Do this:
Skip all pictures, then copy the lines from the start of the data through the line with "3.35, 1.81, 1.81]", keeping both ends.

Collected data:
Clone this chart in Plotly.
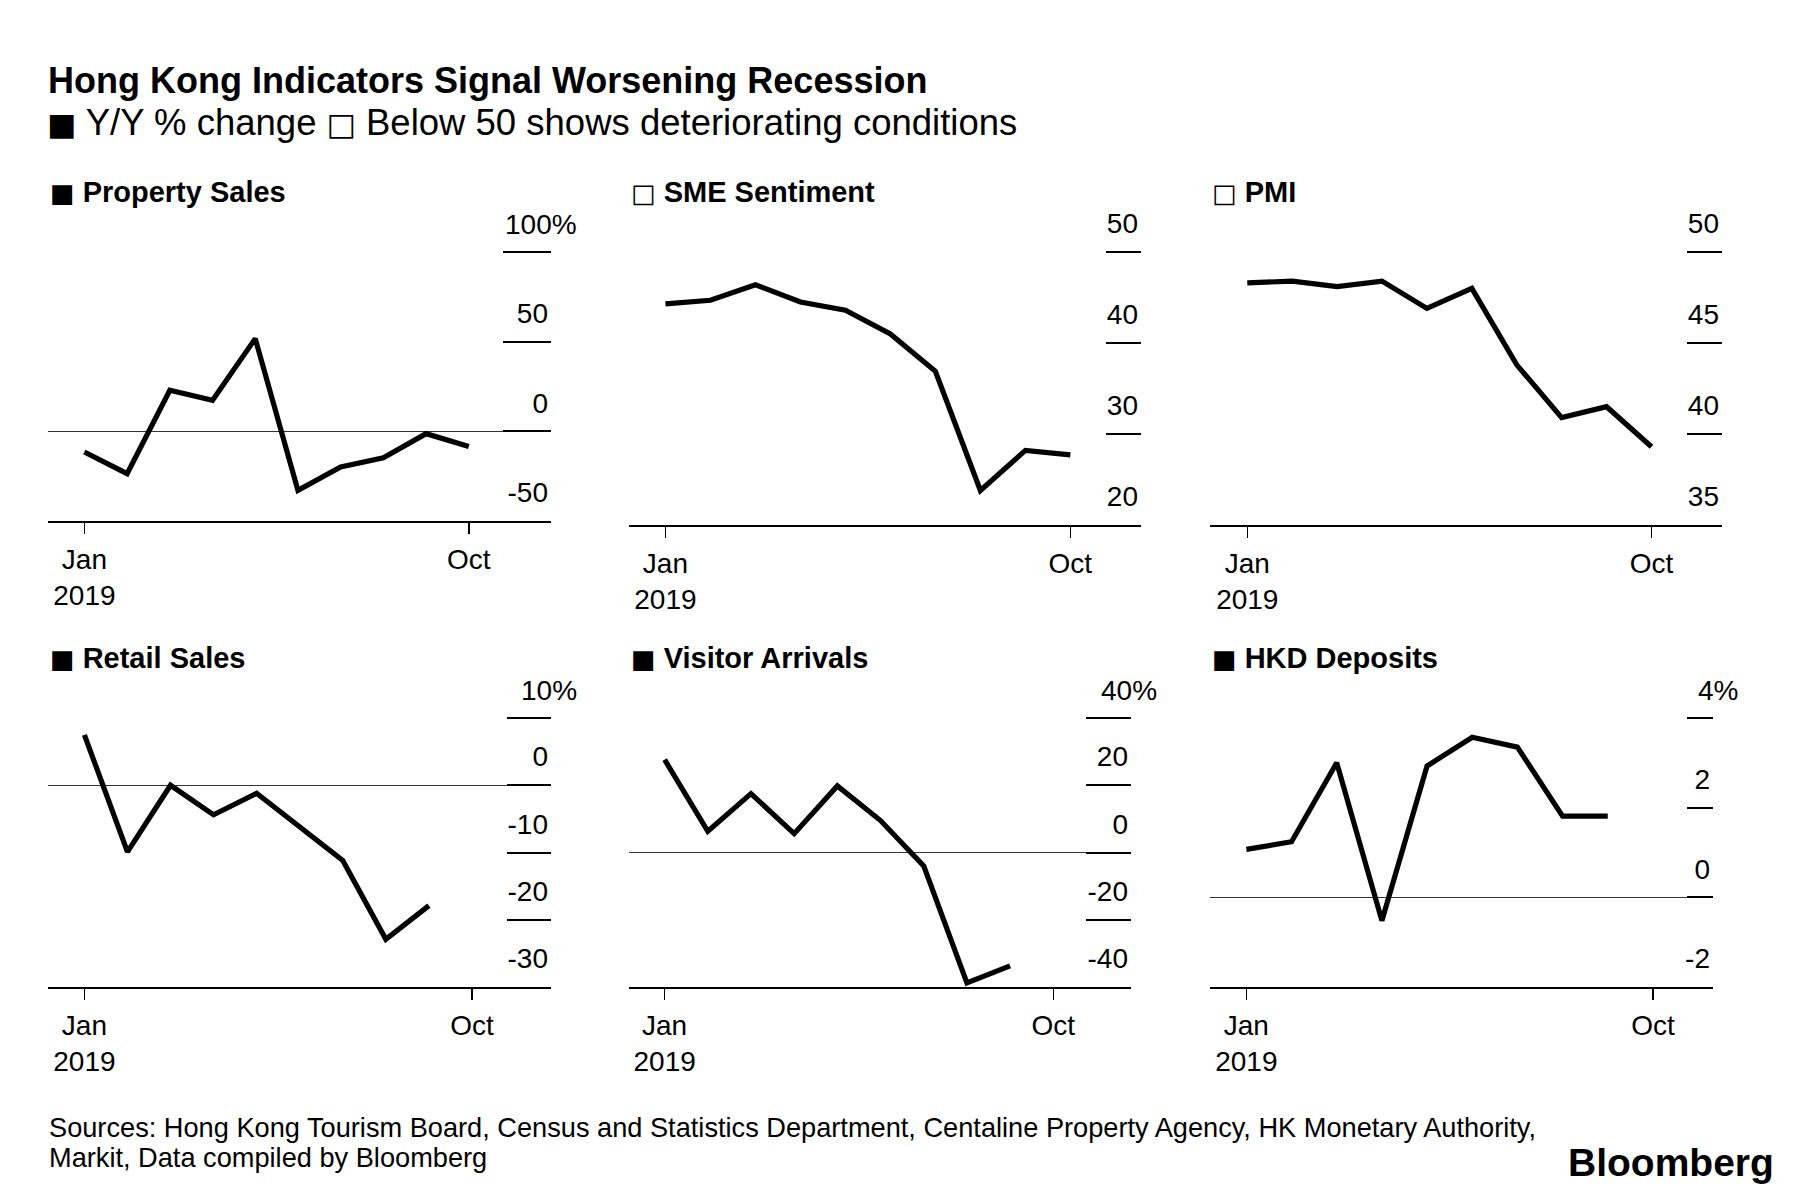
import plotly.graph_objects as go

W, H = 1800, 1194

# ---------------- data ----------------
months = ["Jan", "Feb", "Mar", "Apr", "May", "Jun", "Jul", "Aug", "Sep", "Oct"]

property_sales = [-11.5, -23.6, 22.9, 17.3, 51.7, -32.9, -19.9, -14.7, -1.3, -8.4]
sme_sentiment = [44.3, 44.7, 46.4, 44.5, 43.6, 41.0, 36.9, 23.8, 28.2, 27.7]
pmi = [48.3, 48.4, 48.1, 48.4, 46.9, 48.0, 43.8, 40.9, 41.5, 39.3]
retail_sales = [7.5, -9.9, 0.0, -4.4, -1.2, -6.2, -11.2, -22.9, -17.9]
visitor_arrivals = [27.6, 6.3, 17.5, 5.6, 19.8, 9.5, -4.0, -38.8, -33.7]
hkd_deposits = [1.07, 1.24, 3.0, -0.52, 2.93, 3.57, 3.35, 1.81, 1.81]

panel_names = ["Property Sales", "SME Sentiment", "PMI",
               "Retail Sales", "Visitor Arrivals", "HKD Deposits"]
panel_marks = ["■", "□", "□", "■", "■", "■"]
series = [property_sales, sme_sentiment, pmi, retail_sales, visitor_arrivals, hkd_deposits]

y_tickvals = [[-50, 0, 50, 100], [20, 30, 40, 50], [35, 40, 45, 50],
              [-30, -20, -10, 0, 10], [-40, -20, 0, 20, 40], [-2, 0, 2, 4]]
y_ticktext = [["-50", "0", "50", "100%"], ["20", "30", "40", "50"], ["35", "40", "45", "50"],
              ["-30", "-20", "-10", "0", "10%"], ["-40", "-20", "0", "20", "40%"],
              ["-2", "0", "2", "4%"]]
x_tickvals = ["Jan", "Oct"]
x_ticktext = ["Jan<br>2019", "Oct"]

title = "Hong Kong Indicators Signal Worsening Recession"
subtitle_parts = ["■", " Y/Y % change ", "□", " Below 50 shows deteriorating conditions"]
source_lines = ["Sources: Hong Kong Tourism Board, Census and Statistics Department, "
                "Centaline Property Agency, HK Monetary Authority,",
                "Markit, Data compiled by Bloomberg"]
brand = "Bloomberg"

# ---------------- layout (pixel boxes of each panel) ----------------
# (left, right, top, bottom) in pixels; top = pixel row of the highest tick value
boxes = [(48, 551, 252, 521), (629, 1141, 252, 525), (1210, 1722, 252, 525),
         (48, 551, 718, 987), (629, 1131, 718, 987), (1210, 1713, 718, 987)]
x_ranges = [[-0.852, 10.924], [-0.81, 10.57], [-0.83, 10.57],
            [-0.845, 10.836], [-0.825, 10.8], [-0.805, 10.33]]
tick_lens = [48, 35, 35, 44, 45, 26]
title_y = [192, 192, 192, 658, 658, 658]
TOP_PAD = 3  # px of extra plot height above the top tick so that tick is drawn

FONT = "Liberation Sans"
SQ_FONT = "DejaVu Sans"
TICK_SIZE = 28
DIGIT_W = 0.556 * TICK_SIZE  # Liberation Sans figure width


def px(x):
    return x / W


def py(y):
    return 1 - y / H


def sq(mark, size):
    return f"<span style='font-family:{SQ_FONT};font-size:{size}px'>{mark}</span>"


fig = go.Figure()
annotations = []

for i, vals in enumerate(series):
    n = i + 1
    xa = "x" if n == 1 else f"x{n}"
    ya = "y" if n == 1 else f"y{n}"
    l, r, t, b = boxes[i]
    fig.add_trace(go.Scatter(
        x=months[:len(vals)], y=vals, mode="lines",
        line=dict(color="black", width=5.2, shape="linear"),
        xaxis=xa, yaxis=ya, showlegend=False, hoverinfo="skip",
    ))
    xkey = "xaxis" if n == 1 else f"xaxis{n}"
    ykey = "yaxis" if n == 1 else f"yaxis{n}"
    lo = min(y_tickvals[i])
    hi = max(y_tickvals[i])
    top_extra = (hi - lo) * TOP_PAD / (b - t)

    # labels carrying a "%" hang the unit past the right edge (numbers stay aligned)
    axis_text = []
    for v, txt in zip(y_tickvals[i], y_ticktext[i]):
        if txt.endswith("%"):
            axis_text.append("")
            annotations.append(dict(
                text=txt, xref=f"{xa} domain", yref=ya, x=1, y=v,
                xanchor="left", yanchor="middle", showarrow=False,
                xshift=-DIGIT_W * len(txt[:-1]) - 1, yshift=27,
                font=dict(family=FONT, size=TICK_SIZE, color="black"),
            ))
        else:
            axis_text.append(txt)

    fig.update_layout({
        xkey: dict(
            domain=[px(l), px(r)], anchor=ya, type="category",
            categoryorder="array", categoryarray=months,
            range=x_ranges[i], tickmode="array", tickvals=x_tickvals, ticktext=x_ticktext,
            showgrid=False, zeroline=False, showline=True, linecolor="black", linewidth=2,
            ticks="outside", ticklen=11, tickwidth=1.5, tickcolor="black",
            ticklabelstandoff=1,
            tickfont=dict(family=FONT, size=TICK_SIZE, color="black"),
            automargin=False, fixedrange=True,
        ),
        ykey: dict(
            domain=[py(b), py(t - TOP_PAD)], anchor=xa, side="right",
            range=[lo, hi + top_extra],
            tickmode="array", tickvals=y_tickvals[i], ticktext=axis_text,
            showgrid=False, showline=False,
            zeroline=(lo < 0 < hi), zerolinecolor="#333333", zerolinewidth=1.5,
            ticks="inside", ticklen=tick_lens[i], tickwidth=2, tickcolor="black",
            ticklabelposition="inside top", ticklabeloverflow="allow",
            ticklabelshift=-8,
            tickfont=dict(family=FONT, size=TICK_SIZE, color="black"),
            automargin=False, fixedrange=True,
        ),
    })
    annotations.append(dict(
        text=f"<b>{sq(panel_marks[i], 26)} {panel_names[i]}</b>", xref="paper", yref="paper",
        x=px(l), y=py(title_y[i]), xanchor="left", yanchor="middle", showarrow=False,
        font=dict(family=FONT, size=29, color="black"),
    ))

subtitle_html = (sq(subtitle_parts[0], 31) + subtitle_parts[1]
                 + sq(subtitle_parts[2], 31) + subtitle_parts[3])

annotations += [
    dict(text=f"<b>{title}</b>", xref="paper", yref="paper", x=px(46), y=py(80),
         xanchor="left", yanchor="middle", showarrow=False,
         font=dict(family=FONT, size=36, color="black")),
    dict(text=subtitle_html, xref="paper", yref="paper", x=px(45), y=py(122),
         xanchor="left", yanchor="middle", showarrow=False,
         font=dict(family=FONT, size=36.5, color="black")),
    dict(text=source_lines[0], xref="paper", yref="paper", x=px(47), y=py(1127),
         xanchor="left", yanchor="middle", align="left", showarrow=False,
         font=dict(family=FONT, size=27.2, color="black")),
    dict(text=source_lines[1], xref="paper", yref="paper", x=px(47), y=py(1157),
         xanchor="left", yanchor="middle", align="left", showarrow=False,
         font=dict(family=FONT, size=27.2, color="black")),
    dict(text=f"<b>{brand}</b>", xref="paper", yref="paper", x=px(1776), y=py(1162),
         xanchor="right", yanchor="middle", showarrow=False,
         font=dict(family=FONT, size=39, color="black")),
]

fig.update_layout(
    template="none",
    width=W, height=H, autosize=False,
    margin=dict(l=0, r=0, t=0, b=0, pad=0),
    paper_bgcolor="white", plot_bgcolor="white",
    annotations=annotations,
    showlegend=False,
    font=dict(family=FONT, color="black"),
)

fig.write_html("out.html", config={"displayModeBar": False, "staticPlot": True},
               post_script="document.body.style.margin='0';")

Result:
Clone this chart in Plotly.
import plotly.graph_objects as go

W, H = 1800, 1194

# ---------------- data ----------------
months = ["Jan", "Feb", "Mar", "Apr", "May", "Jun", "Jul", "Aug", "Sep", "Oct"]

property_sales = [-11.5, -23.6, 22.9, 17.3, 51.7, -32.9, -19.9, -14.7, -1.3, -8.4]
sme_sentiment = [44.3, 44.7, 46.4, 44.5, 43.6, 41.0, 36.9, 23.8, 28.2, 27.7]
pmi = [48.3, 48.4, 48.1, 48.4, 46.9, 48.0, 43.8, 40.9, 41.5, 39.3]
retail_sales = [7.5, -9.9, 0.0, -4.4, -1.2, -6.2, -11.2, -22.9, -17.9]
visitor_arrivals = [27.6, 6.3, 17.5, 5.6, 19.8, 9.5, -4.0, -38.8, -33.7]
hkd_deposits = [1.07, 1.24, 3.0, -0.52, 2.93, 3.57, 3.35, 1.81, 1.81]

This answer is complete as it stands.